──────── SUPPLIED MATERIAL

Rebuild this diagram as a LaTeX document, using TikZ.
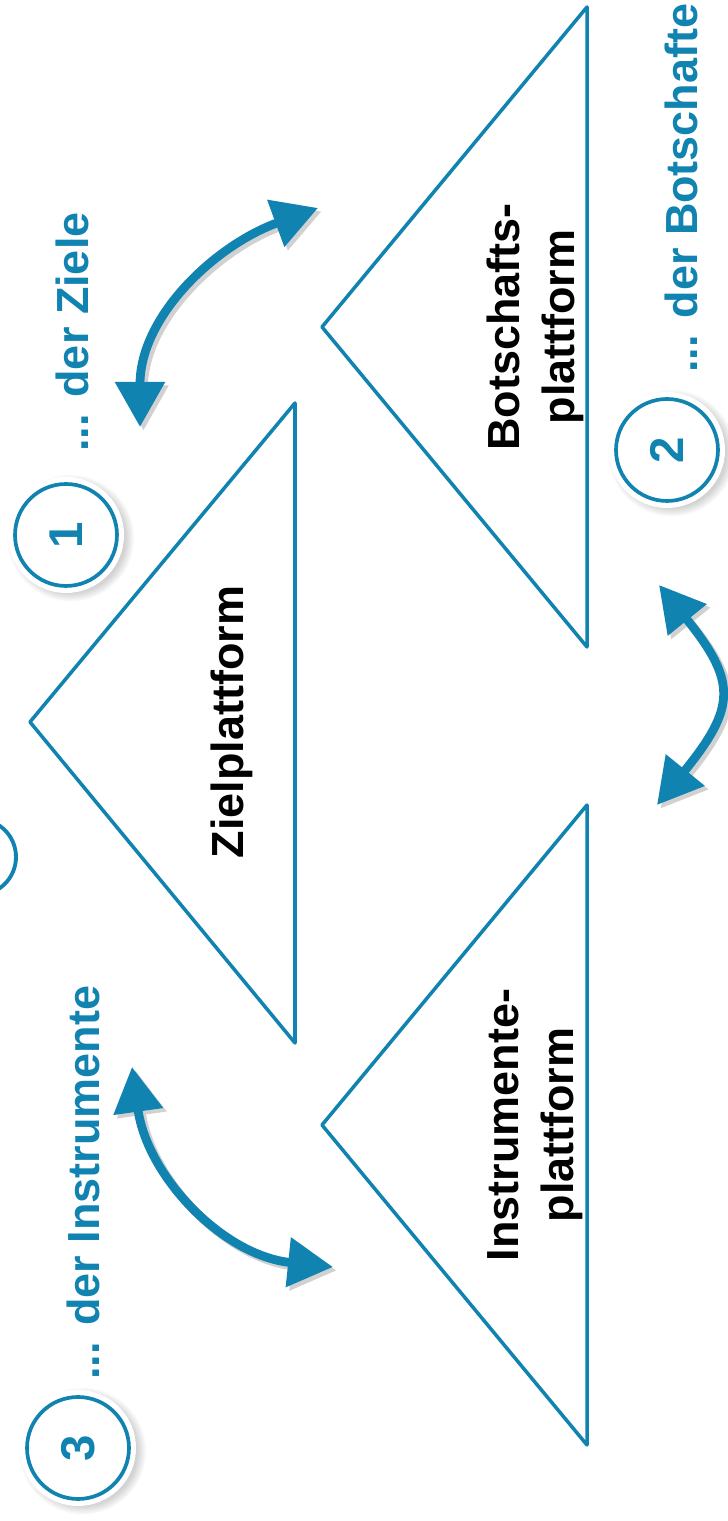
\documentclass[tikz,border=0pt]{standalone}
\usepackage{fontspec}
\setmainfont{Liberation Sans}
\usepackage{tikz}
\usetikzlibrary{arrows.meta, shadows, positioning, calc}
\definecolor{zblue}{RGB}{17,131,176}
\pgfdeclareradialshading{ringshade}{\pgfpoint{0bp}{0bp}}{color(0bp)=(white); color(32bp)=(white); color(50bp)=(black!28)}

\begin{document}
\begin{tikzpicture}[x=0.02cm, y=0.02cm, line join=round,
        tri/.style={draw=zblue, line width=2pt},
        platlabel/.style={rotate=90, align=center, inner sep=0pt, font=\bfseries\fontsize{25.6}{31.3}\selectfont},
        goal/.style={rotate=90, anchor=base west, inner sep=0pt, text=zblue, font=\bfseries\fontsize{25.6}{30}\selectfont},
        swap/.style={draw=zblue, line width=5pt, {Triangle[length=0.9cm,width=0.96cm]}-{Triangle[length=0.9cm,width=0.96cm]}},
        swapshade/.style={swap, draw=black!18, transform canvas={shift={(0.07cm,-0.07cm)}}}]
        \tikzstyle{badge}=[circle, fill=white, minimum size=2.32cm, inner sep=0pt,
            circular drop shadow={shadow xshift=0.08cm, shadow yshift=-0.05cm, opacity=0.35}]
        \tikzstyle{badgering}=[circle, draw=zblue, line width=2.1pt, minimum size=2.04cm, inner sep=0pt]
        \tikzstyle{badgecore}=[circle, shading=ringshade, minimum size=1.56cm, inner sep=0pt, text=zblue,
            font=\bfseries\fontsize{27}{30}\selectfont, rotate=90]
        \useasboundingbox (0,0) rectangle (727,1521);

        % triangles
        \coordinate (za) at (30,799);   \coordinate (zt) at (295,1118); \coordinate (zb) at (295,478);
        \coordinate (ba) at (322,1194); \coordinate (bt) at (587,1514); \coordinate (bb) at (587,874);
        \coordinate (ia) at (322,396);  \coordinate (it) at (587,716);  \coordinate (ib) at (587,76);
        \draw[tri] (za) -- (zt) -- (zb) -- cycle;
        \draw[tri] (ba) -- (bt) -- (bb) -- cycle;
        \draw[tri] (ia) -- (it) -- (ib) -- cycle;

        \node[platlabel] (zl) at (232,799) {Zielplattform};
        \node[platlabel] (bl) at (535,1194) {Botschafts-\\plattform};
        \node[platlabel] (il) at (535,396) {Instrumente-\\plattform};

        % ends of the double arrows
        \coordinate (zb1) at (140,1094); \coordinate (bz1) at (318,1313);
        \coordinate (bi1) at (659,936);  \coordinate (ib1) at (657,716);
        \coordinate (iz1) at (132,454);  \coordinate (zi1) at (333,254);
        \draw[swapshade] (zb1) to[out=90,in=200] (bz1);
        \draw[swap] (zb1) to[out=90,in=200] (bz1);
        \draw[swapshade] (ib1) to[out=51,in=-51,looseness=1.45] (bi1);
        \draw[swap] (ib1) to[out=51,in=-51,looseness=1.45] (bi1);
        \draw[swapshade] (iz1) to[out=-82,in=174] (zi1);
        \draw[swap] (iz1) to[out=-82,in=174] (zi1);

        % numbered badges
        \node[badge] (b1) at (66,986) {};
        \node[badgering] (r1) at (b1) {};
        \node[badgecore] (n1) at (b1) {1};
        \node[badge] (b2) at (667,1071) {};
        \node[badgering] (r2) at (b2) {};
        \node[badgecore] (n2) at (b2) {2};
        \node[badge] (b3) at (78,73) {};
        \node[badgering] (r3) at (b3) {};
        \node[badgecore] (n3) at (b3) {3};
        \node[circle, draw=zblue, line width=2.2pt, minimum size=1.52cm, inner sep=0pt] (frag) at (-22,664) {};

        \node[goal] (g1) at (88,1069) {... der Ziele};
        \node[goal] (g2) at (697,1148) {... der Botschaften};
        \node[goal] (g3) at (100,141) {... der Instrumente};
\end{tikzpicture}
\end{document}
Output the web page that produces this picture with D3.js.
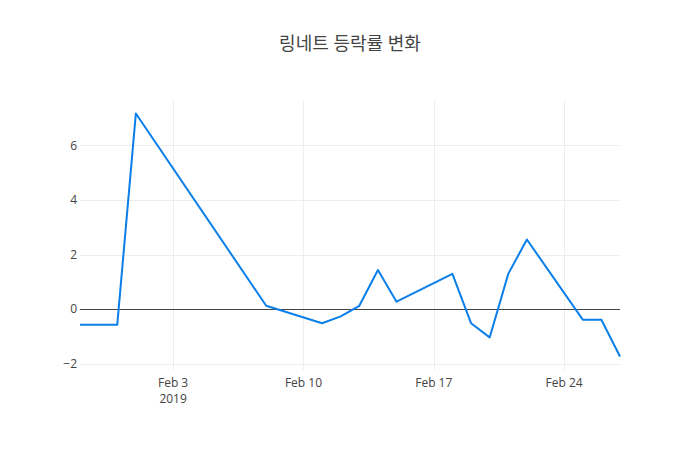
<!DOCTYPE html>
<html>
<head>
<meta charset="utf-8">
<script src="https://cdn.jsdelivr.net/npm/d3@7"></script>
<style>
  html, body { margin: 0; padding: 0; background: #fff; }
  svg { display: block; }
</style>
</head>
<body>
<div id="chart"></div>
<script>
const title = "링네트 등락률 변화";
const dates = ["2019-01-29","2019-01-30","2019-01-31","2019-02-01","2019-02-08","2019-02-11","2019-02-12","2019-02-13","2019-02-14","2019-02-15","2019-02-18","2019-02-19","2019-02-20","2019-02-21","2019-02-22","2019-02-25","2019-02-26","2019-02-27"];
const values = [-0.58,-0.58,-0.58,7.17,0.12,-0.52,-0.27,0.12,1.43,0.27,1.29,-0.52,-1.04,1.29,2.55,-0.39,-0.39,-1.74];
const xTickDates = ["2019-02-03","2019-02-10","2019-02-17","2019-02-24"];
const xTickLabels = ["Feb 3","Feb 10","Feb 17","Feb 24"];
const yTicks = [-2,0,2,4,6];

const W = 700, H = 450;
const m = {l: 80, r: 80, t: 100, b: 80};
const pw = W - m.l - m.r, ph = H - m.t - m.b;
const parse = d3.utcParse("%Y-%m-%d");
const data = dates.map((d, i) => ({date: parse(d), value: values[i]}));

const svg = d3.select("#chart").append("svg").attr("width", W).attr("height", H);
const font = "'Open Sans', verdana, arial, 'Noto Sans CJK KR', sans-serif";

const x = d3.scaleUtc().domain(d3.extent(data, d => d.date)).range([m.l, m.l + pw]);
const ymin = d3.min(values), ymax = d3.max(values);
const pad = (ymax - ymin) * (ph * 0.05) / (ph * 0.9);
const y = d3.scaleLinear().domain([ymin - pad, ymax + pad]).range([m.t + ph, m.t]);
const crisp = v => Math.round(v) + 0.5;

// grid
const g = svg.append("g");
g.selectAll(".vg").data(xTickDates).enter().append("line")
  .attr("x1", d => crisp(x(parse(d)))).attr("x2", d => crisp(x(parse(d))))
  .attr("y1", m.t).attr("y2", m.t + ph)
  .attr("stroke", "#eee").attr("stroke-width", 1);
g.selectAll(".hg").data(yTicks.filter(t => t !== 0)).enter().append("line")
  .attr("x1", m.l).attr("x2", m.l + pw)
  .attr("y1", d => crisp(y(d))).attr("y2", d => crisp(y(d)))
  .attr("stroke", "#eee").attr("stroke-width", 1);

// zero line
svg.append("line").attr("x1", m.l).attr("x2", m.l + pw)
  .attr("y1", crisp(y(0))).attr("y2", crisp(y(0))).attr("stroke", "#444").attr("stroke-width", 1);

// y ticks
svg.selectAll(".yt").data(yTicks).enter().append("text")
  .attr("x", m.l - 3).attr("y", d => y(d)).attr("dy", "0.36em")
  .attr("text-anchor", "end").attr("font-family", font).attr("font-size", 12)
  .attr("fill", "#444").text(d => d < 0 ? "\u2212" + Math.abs(d) : d);

// x ticks
const xt = svg.selectAll(".xt").data(xTickDates).enter().append("text")
  .attr("x", d => x(parse(d))).attr("y", m.t + ph + 17)
  .attr("text-anchor", "middle").attr("font-family", font).attr("font-size", 12)
  .attr("fill", "#444");
xt.append("tspan").attr("x", d => x(parse(d))).text((d, i) => xTickLabels[i]);
xt.filter((d, i) => i === 0).append("tspan").attr("x", d => x(parse(d))).attr("dy", 15.6).text("2019");

// line
svg.append("path").datum(data)
  .attr("fill", "none").attr("stroke", "#0a7fea").attr("stroke-width", 2)
  .attr("stroke-linejoin", "round")
  .attr("d", d3.line().x(d => x(d.date)).y(d => y(d.value)));

// title
svg.append("text").attr("x", W / 2).attr("y", 50).attr("text-anchor", "middle")
  .attr("font-family", font).attr("font-size", 18).attr("fill", "#444").text(title);
</script>
</body>
</html>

────────────────

Using the listing above, say how many of its lines contain the string "this", giving nothing but the figure.

■ **COMPLETE ANSWER**: 2